Total Monthly Payment (PITI):
Mortgage lenders refer to your total housing costs as PITI (Principal, Interest, Taxes, and Insurance). You’ll want to make sure all these costs fit within the 28% limit.
Step 4: Determine Your Down Payment
Your down payment plays a huge role in how much house you can afford. A larger down payment:
- Reduces your loan amount and monthly payments.
- Helps you avoid PMI if you put down at least 20%.
Example:
If you’re buying a $300,000 home and can put down 20% ($60,000), your loan amount is $240,000. With a 6% interest rate over 30 years, your estimated mortgage payment would be around $1,440/month, not including taxes and insurance.
Step 5: Use Online Affordability Calculators
To simplify the math, use an online home affordability calculator. You’ll input details like:
- Income
- Down payment
- Interest rate
- Debt obligations
These tools quickly estimate your maximum home price and monthly payment.
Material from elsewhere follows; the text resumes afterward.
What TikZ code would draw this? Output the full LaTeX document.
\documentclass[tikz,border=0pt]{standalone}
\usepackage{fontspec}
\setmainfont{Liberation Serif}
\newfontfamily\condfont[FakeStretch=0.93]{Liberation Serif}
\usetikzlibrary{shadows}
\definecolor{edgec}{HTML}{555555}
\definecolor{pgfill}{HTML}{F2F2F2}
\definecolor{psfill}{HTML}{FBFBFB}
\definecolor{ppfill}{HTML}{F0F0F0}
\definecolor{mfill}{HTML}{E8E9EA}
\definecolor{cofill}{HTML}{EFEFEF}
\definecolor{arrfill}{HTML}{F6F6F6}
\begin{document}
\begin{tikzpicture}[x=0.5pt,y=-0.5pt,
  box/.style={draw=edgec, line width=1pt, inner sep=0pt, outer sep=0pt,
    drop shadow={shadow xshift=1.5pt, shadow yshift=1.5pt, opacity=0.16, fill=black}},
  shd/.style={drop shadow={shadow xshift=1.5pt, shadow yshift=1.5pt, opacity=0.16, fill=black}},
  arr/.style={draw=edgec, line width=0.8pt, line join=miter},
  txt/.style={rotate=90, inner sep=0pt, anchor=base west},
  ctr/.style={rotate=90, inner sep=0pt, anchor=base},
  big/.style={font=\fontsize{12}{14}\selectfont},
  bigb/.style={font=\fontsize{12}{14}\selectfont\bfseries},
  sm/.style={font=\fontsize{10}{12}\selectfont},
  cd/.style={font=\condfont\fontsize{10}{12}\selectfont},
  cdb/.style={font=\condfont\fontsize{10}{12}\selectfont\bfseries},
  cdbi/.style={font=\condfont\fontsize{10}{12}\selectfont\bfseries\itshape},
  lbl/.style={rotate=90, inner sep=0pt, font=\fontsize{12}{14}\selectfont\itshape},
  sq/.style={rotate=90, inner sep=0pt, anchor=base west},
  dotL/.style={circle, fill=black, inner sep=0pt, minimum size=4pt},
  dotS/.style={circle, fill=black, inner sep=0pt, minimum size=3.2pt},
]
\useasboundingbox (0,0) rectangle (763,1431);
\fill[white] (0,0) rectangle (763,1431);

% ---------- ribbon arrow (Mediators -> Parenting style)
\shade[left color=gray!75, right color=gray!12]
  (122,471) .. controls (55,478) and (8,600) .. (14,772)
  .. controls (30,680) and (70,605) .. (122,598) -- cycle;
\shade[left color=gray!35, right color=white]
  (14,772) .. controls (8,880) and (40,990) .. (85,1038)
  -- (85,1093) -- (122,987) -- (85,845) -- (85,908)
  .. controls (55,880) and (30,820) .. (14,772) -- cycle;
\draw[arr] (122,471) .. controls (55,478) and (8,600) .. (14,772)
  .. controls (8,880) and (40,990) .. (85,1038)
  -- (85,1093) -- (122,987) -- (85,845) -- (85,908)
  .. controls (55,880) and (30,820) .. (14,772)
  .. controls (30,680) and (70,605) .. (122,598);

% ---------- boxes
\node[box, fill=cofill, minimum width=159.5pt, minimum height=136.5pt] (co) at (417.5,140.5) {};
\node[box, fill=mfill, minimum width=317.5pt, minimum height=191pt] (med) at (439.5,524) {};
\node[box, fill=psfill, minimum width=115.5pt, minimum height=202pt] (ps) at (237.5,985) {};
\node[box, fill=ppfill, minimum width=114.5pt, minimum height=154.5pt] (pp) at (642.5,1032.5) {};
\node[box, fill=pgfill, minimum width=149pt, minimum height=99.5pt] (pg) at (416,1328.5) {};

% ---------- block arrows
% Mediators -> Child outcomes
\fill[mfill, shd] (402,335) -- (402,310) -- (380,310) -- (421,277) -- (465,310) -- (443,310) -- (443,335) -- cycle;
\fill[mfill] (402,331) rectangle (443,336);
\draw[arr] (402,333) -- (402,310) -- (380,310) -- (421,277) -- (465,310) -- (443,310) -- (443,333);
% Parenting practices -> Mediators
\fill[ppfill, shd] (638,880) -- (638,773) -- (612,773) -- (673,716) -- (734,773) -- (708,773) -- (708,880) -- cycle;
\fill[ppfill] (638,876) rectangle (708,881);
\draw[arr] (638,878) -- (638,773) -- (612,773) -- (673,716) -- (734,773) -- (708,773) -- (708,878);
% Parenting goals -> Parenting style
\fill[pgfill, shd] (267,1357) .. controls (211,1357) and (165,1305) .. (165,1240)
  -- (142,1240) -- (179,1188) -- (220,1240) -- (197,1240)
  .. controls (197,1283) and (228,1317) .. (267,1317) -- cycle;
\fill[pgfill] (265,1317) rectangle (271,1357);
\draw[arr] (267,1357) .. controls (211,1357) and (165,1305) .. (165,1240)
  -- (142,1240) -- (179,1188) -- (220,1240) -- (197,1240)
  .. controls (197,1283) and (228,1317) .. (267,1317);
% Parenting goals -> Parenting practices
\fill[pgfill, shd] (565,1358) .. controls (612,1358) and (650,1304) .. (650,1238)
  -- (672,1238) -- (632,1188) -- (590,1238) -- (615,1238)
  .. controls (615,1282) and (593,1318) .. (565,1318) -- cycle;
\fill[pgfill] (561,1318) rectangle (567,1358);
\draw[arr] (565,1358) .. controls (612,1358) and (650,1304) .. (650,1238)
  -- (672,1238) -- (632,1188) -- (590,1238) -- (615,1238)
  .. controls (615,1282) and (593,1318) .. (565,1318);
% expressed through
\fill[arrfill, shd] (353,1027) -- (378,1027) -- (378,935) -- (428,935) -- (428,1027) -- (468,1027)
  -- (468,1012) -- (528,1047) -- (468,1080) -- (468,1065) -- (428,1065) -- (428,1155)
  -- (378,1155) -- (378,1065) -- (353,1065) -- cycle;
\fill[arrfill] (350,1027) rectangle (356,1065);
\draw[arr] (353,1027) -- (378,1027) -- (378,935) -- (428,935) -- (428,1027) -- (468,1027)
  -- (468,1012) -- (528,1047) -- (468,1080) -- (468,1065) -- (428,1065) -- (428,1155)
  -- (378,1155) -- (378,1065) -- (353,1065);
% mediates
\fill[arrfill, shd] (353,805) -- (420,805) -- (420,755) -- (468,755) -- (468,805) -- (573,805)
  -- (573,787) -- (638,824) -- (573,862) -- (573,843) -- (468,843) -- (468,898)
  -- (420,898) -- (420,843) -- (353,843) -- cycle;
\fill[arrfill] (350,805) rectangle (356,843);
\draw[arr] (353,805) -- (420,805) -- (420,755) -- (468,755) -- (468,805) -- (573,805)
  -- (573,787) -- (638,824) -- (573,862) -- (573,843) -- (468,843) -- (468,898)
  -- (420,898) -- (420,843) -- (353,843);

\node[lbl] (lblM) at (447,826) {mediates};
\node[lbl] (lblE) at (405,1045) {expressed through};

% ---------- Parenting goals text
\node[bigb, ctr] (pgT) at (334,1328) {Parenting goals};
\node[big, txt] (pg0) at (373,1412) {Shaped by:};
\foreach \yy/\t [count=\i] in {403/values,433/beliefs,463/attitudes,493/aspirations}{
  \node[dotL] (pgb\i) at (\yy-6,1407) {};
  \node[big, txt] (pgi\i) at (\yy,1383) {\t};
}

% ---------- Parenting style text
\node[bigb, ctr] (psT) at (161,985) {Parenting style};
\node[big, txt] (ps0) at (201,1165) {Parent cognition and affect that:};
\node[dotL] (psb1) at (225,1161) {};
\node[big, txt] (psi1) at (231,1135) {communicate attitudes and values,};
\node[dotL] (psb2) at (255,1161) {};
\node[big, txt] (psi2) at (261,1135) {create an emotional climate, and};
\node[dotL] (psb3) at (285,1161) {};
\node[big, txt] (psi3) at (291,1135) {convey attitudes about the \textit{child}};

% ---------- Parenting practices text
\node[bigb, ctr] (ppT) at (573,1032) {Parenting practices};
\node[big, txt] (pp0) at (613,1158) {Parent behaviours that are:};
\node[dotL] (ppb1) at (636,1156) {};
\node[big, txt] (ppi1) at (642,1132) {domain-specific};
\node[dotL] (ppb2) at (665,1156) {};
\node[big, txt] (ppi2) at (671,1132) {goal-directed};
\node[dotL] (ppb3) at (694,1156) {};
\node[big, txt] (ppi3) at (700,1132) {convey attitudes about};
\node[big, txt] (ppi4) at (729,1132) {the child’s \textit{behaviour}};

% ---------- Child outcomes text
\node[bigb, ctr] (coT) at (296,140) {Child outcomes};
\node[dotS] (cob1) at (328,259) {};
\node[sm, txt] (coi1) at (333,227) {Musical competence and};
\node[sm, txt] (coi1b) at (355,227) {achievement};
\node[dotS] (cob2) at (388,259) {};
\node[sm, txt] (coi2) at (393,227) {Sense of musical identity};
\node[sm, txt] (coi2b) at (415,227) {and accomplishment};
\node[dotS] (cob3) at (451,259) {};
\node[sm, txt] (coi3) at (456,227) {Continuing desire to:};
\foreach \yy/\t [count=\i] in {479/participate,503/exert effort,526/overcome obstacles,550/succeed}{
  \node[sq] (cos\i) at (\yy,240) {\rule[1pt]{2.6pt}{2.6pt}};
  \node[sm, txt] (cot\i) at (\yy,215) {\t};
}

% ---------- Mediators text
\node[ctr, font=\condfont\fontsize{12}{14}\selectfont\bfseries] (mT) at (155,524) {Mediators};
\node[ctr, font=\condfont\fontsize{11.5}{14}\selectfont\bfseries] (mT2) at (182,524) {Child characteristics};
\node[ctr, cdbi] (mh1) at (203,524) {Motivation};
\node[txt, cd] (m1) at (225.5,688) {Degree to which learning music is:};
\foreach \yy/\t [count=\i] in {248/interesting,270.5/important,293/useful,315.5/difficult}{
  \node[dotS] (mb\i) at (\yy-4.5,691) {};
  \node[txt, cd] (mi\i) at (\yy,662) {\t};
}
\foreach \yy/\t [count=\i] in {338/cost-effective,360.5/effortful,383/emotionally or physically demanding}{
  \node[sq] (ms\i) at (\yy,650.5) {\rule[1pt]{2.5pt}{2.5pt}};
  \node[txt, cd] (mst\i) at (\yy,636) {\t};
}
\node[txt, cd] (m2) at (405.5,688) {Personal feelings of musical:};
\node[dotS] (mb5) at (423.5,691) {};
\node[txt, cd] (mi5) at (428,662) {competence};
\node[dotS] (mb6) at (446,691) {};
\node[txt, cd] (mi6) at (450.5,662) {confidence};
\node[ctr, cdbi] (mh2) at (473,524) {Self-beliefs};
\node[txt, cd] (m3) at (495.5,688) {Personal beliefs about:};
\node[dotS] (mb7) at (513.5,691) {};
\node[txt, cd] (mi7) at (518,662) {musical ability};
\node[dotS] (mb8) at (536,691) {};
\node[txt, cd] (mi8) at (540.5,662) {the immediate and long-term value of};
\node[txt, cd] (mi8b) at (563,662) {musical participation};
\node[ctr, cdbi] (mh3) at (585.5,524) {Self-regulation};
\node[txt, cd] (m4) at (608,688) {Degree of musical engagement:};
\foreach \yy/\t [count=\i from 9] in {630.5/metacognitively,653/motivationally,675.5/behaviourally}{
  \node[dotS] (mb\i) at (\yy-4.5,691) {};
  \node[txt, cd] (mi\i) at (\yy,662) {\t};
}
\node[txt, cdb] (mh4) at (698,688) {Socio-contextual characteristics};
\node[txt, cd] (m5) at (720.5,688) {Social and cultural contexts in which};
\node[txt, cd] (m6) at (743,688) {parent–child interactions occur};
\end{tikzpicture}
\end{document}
Step 6: Be Honest About Your Lifestyle and Goals
Just because you qualify for a larger loan doesn’t mean you should take it. Consider:
- Your savings goals (retirement, vacations, emergency fund).
- How much you want to spend on hobbies, entertainment, or other priorities.
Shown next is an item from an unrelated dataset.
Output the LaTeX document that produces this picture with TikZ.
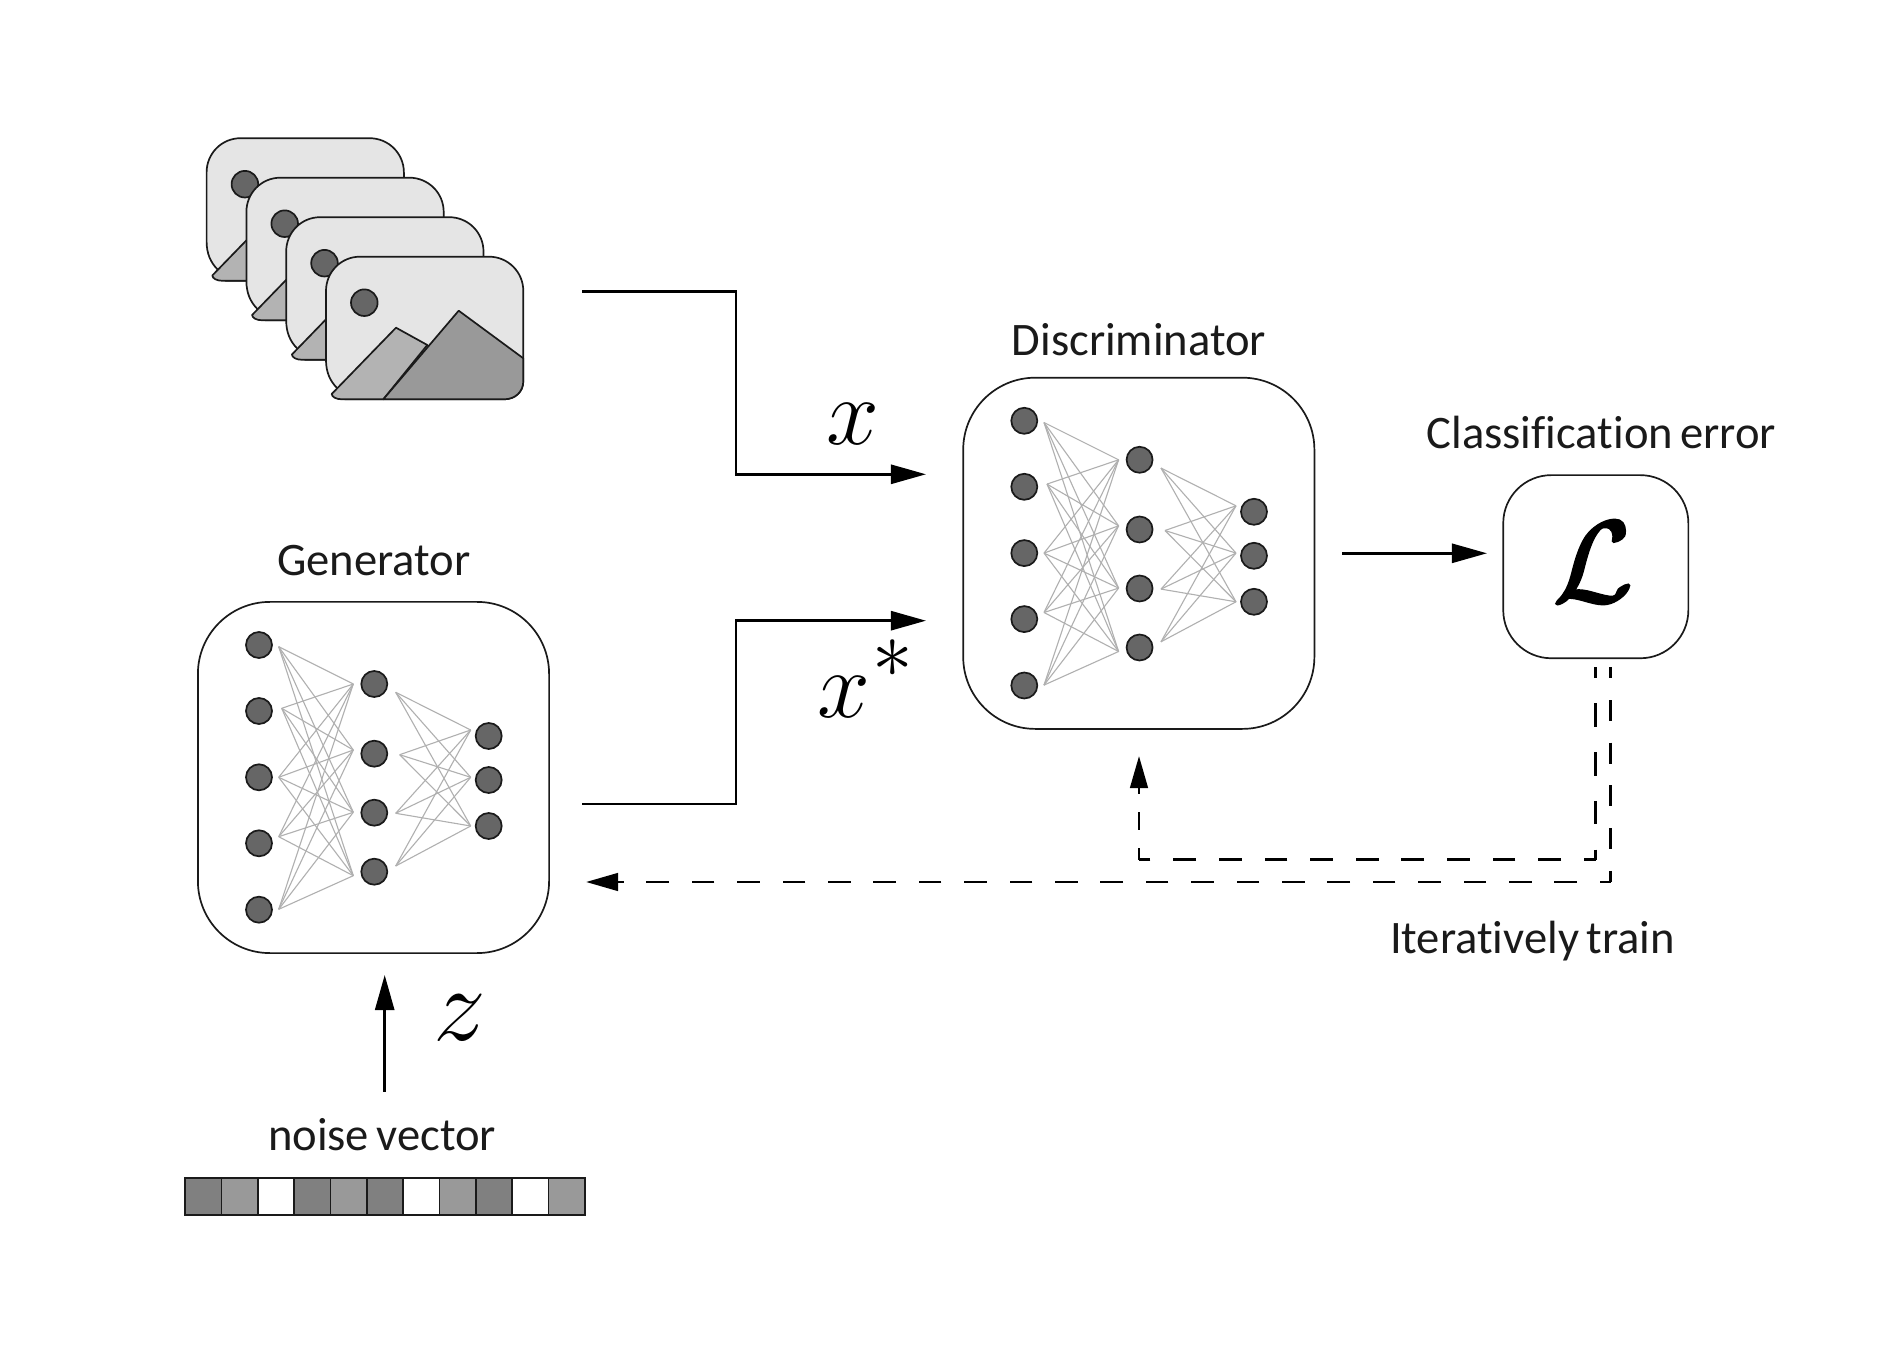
\documentclass[tikz,border=0pt]{standalone}
\usepackage{fix-cm}
\usepackage{amsmath}
\usepackage{fontspec}
\setmainfont{Carlito}[Ligatures=NoCommon,WordSpace=0.7]
\usetikzlibrary{arrows.meta,positioning,calc}
\definecolor{ganink}{HTML}{1A1A1A}
\definecolor{gandot}{HTML}{666666}
\definecolor{ganwire}{HTML}{B0B0B0}
\definecolor{gansky}{HTML}{E5E5E5}
\definecolor{ganhill}{HTML}{B3B3B3}
\definecolor{ganpeak}{HTML}{999999}
\definecolor{gancell}{HTML}{808080}

\begin{document}
\begin{tikzpicture}[
    x=0.01cm,
    y=-0.01cm,
    netbox/.style={
        draw=ganink,
        fill=white,
        rounded corners=0.72cm,
        minimum size=3.51cm,
        inner sep=0pt,
        outer sep=0pt,
        line width=0.017cm
    },
    lossbox/.style={
        draw=ganink,
        fill=white,
        rounded corners=0.48cm,
        minimum width=1.85cm,
        minimum height=1.83cm,
        inner sep=0pt,
        outer sep=0pt,
        line width=0.017cm
    },
    unit/.style={
        circle,
        draw=ganink,
        fill=gandot,
        minimum size=0.26cm,
        inner sep=0pt,
        line width=0.017cm
    },
    wire/.style={draw=ganwire,line width=0.011cm},
    card/.style={draw=ganink,line width=0.017cm,line join=round},
    cell/.style={
        draw=ganink,
        minimum width=0.364cm,
        minimum height=0.367cm,
        inner sep=0pt,
        outer sep=0pt,
        line width=0.017cm
    },
    caption/.style={text=ganink,inner sep=0pt,font=\fontsize{13.25}{16}\selectfont},
    symbol/.style={text=black,inner sep=0pt,font=\fontsize{27}{30}\selectfont},
    flow/.style={
        -{Triangle[length=0.35cm,width=0.19cm]},
        line width=0.027cm,
        line join=miter,
        black
    },
    trainline/.style={line width=0.029cm,black},
    trainarrow/.style={
        trainline,
        -{Triangle[length=0.32cm,width=0.175cm]}
    }
]

\useasboundingbox (0,0) rectangle (1884,1346);

% Stack of training images
\foreach \k in {3,2,1,0} {
    \begin{scope}[shift={(-39.8*\k,-39.5*\k)}]
        \draw[card,fill=gansky]
            (337,388) .. controls (330,381) and (326,372) .. (326,360) -- (326,291)
            .. controls (326,272) and (341,256.7) .. (360,256.7) -- (489,256.7)
            .. controls (508,256.7) and (523.3,272) .. (523.3,291) -- (523.3,381)
            .. controls (523.3,392) and (515,399.3) .. (504,399.3) -- (345,399.3) -- cycle;
        \draw[card,fill=gandot] (364.3,302.7) circle (13.3);
        \draw[card,fill=ganhill]
            (331.7,394) -- (396,327.7) -- (427.3,345) -- (383.3,399.3) -- (342,399.3)
            .. controls (336,399.3) and (332,397) .. (331.7,394) -- cycle;
        \draw[card,fill=ganpeak]
            (383.3,399.3) -- (458.7,310.7) -- (523.3,358.3) -- (523.3,381)
            .. controls (523.3,392) and (515,399.3) .. (504,399.3) -- cycle;
    \end{scope}
}

% Generator and discriminator networks
\foreach \net/\dx/\dy in {gen/0/0,disc/765.3/-224.2} {
    \begin{scope}[shift={(\dx,\dy)}]
        \node[netbox] (\net) at (373.5,777.5) {};
        \foreach \y [count=\i] in {645,711,777.3,843.3,909.7}
            \node[unit] (\net a\i) at (259,\y) {};
        \foreach \y [count=\i] in {684,753.7,812.7,871.7}
            \node[unit] (\net b\i) at (374.3,\y) {};
        \foreach \y [count=\i] in {736,780,826}
            \node[unit] (\net c\i) at (488.7,\y) {};
        \foreach \x/\y [count=\i] in {278.7/646.7,281.7/708.3,278.7/777.3,278.7/836.7,278.7/909.3}
            \coordinate (\net aout\i) at (\x,\y);
        \foreach \y [count=\i] in {684,750,812.3,875.7}
            \coordinate (\net bin\i) at (353.3,\y);
        \foreach \x/\y [count=\i] in {395.7/692.3,399.7/754.7,395.7/813.3,395.7/866}
            \coordinate (\net bout\i) at (\x,\y);
        \foreach \y [count=\i] in {730,777.3,826}
            \coordinate (\net cin\i) at (470.7,\y);
        \foreach \i in {1,...,5}
            \foreach \j in {1,...,4}
                \draw[wire] (\net aout\i) -- (\net bin\j);
        \foreach \i in {1,...,4}
            \foreach \j in {1,...,3}
                \draw[wire] (\net bout\i) -- (\net cin\j);
    \end{scope}
}

% Loss
\node[lossbox] (loss) at (1595.8,566.7) {};
\node[symbol,font=\fontsize{33}{36}\selectfont] (lossname) at (1593,562)
    {\special{pdf:code 2 Tr 0.7 w}$\mathcal{L}$\special{pdf:code 0 Tr 1 w}};

% Noise vector
\foreach \shade [count=\i] in {gancell,ganpeak,white,gancell,ganpeak,gancell,white,ganpeak,gancell,white,ganpeak}
    \node[cell,fill=\shade] (cell\i) at ({185+18.2+36.36*(\i-1)},1196.6) {};

% Captions
\node[caption] (disclabel) at (1139,340) {Discriminator};
\node[caption] (losslabel) at (1601.5,432) {Classification error};
\node[caption] (genlabel) at (373.7,561) {Generator};
\node[caption] (noiselabel) at (382,1135) {noise vector};
\node[caption] (trainlabel) at (1532.5,941) {Iteratively train};
\node[symbol] (xreal) at (853,424) {$x$};
\node[symbol] (xfake) at (844,697) {$x$};
\node[symbol,font=\fontsize{33}{36}\selectfont] (xstar) at (892.7,659) {$\scriptstyle *$};
\node[symbol,font=\fontsize{30}{33}\selectfont] (zname) at (460,1018) {$z$};

% Free ends of the connectors
\coordinate (imgout) at (582.3,291.7);
\coordinate (genout) at (582.3,804);
\coordinate (discinreal) at (926,474.3);
\coordinate (discinfake) at (926,620.7);
\coordinate (discout) at (1342.3,553.3);
\coordinate (lossin) at (1487,553.3);
\coordinate (noiseout) at (384.7,1091.7);
\coordinate (genin) at (384.7,975);
\coordinate (lossinner) at (1595.7,667.3);
\coordinate (innercorner) at (1595.7,859.7);
\coordinate (disccorner) at (1139,859.7);
\coordinate (disctrain) at (1139,756);
\coordinate (lossouter) at (1610.7,667.3);
\coordinate (outercorner) at (1610.7,882);
\coordinate (gentrain) at (586,882);

% Main flow
\draw[flow] (imgout) -- ++(153.7,0) |- (discinreal);
\draw[flow] (genout) -- ++(153.7,0) |- (discinfake);
\draw[flow] (discout) -- (lossin);
\draw[flow] (noiseout) -- (genin);

% Training signals going back
\draw[trainline,dash pattern=on 0.237cm off 0.25cm,dash phase=0.127cm] (lossinner) -- (innercorner);
\draw[trainline,dash pattern=on 0.228cm off 0.228cm,dash phase=0.11cm] (innercorner) -- (disccorner);
\draw[trainarrow,dash pattern=on 0.18cm off 0.18cm,dash phase=0.063cm] (disccorner) -- (disctrain);
\draw[trainline,dash pattern=on 0.21cm off 0.217cm,dash phase=0.1cm] (lossouter) -- (outercorner);
\draw[trainarrow,dash pattern=on 0.227cm off 0.2267cm,dash phase=0.117cm] (outercorner) -- (gentrain);

\end{tikzpicture}
\end{document}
- Potential future expenses (kids, education, or career changes).
If you max out your budget on a home, you may find it harder to enjoy life or weather financial surprises.
Step 7: Account for Interest Rates
Mortgage interest rates directly affect your monthly payment. A higher rate means a higher payment, so it’s worth shopping around for the best rate.
Example Impact of Interest Rates:
For a $300,000 loan:
- At 4%, your monthly payment is approximately $1,432.
- At 6%, it jumps to about $1,799.
Even a small difference in rates can add up to tens of thousands over the life of the loan.
Putting It All Together
To determine how much house you can afford: 1. Calculate your monthly income and use the 28/36 rule to set limits. 2. Include PITI (mortgage, taxes, insurance) in your housing budget. 3. Plan for other expenses like HOA fees, maintenance, and future savings goals. 4. Make a down payment plan to reduce loan costs and avoid PMI. 5. Use affordability calculators and shop for the best mortgage rates.
Buy What You Can Comfortably Afford
The key to a stress-free home purchase is staying within your financial limits. By understanding the numbers, factoring in all costs, and planning for the future, you can confidently choose a home that aligns with your budget and lifestyle.
With careful planning, your dream home won’t just be affordable—it will also set you up for long-term financial success.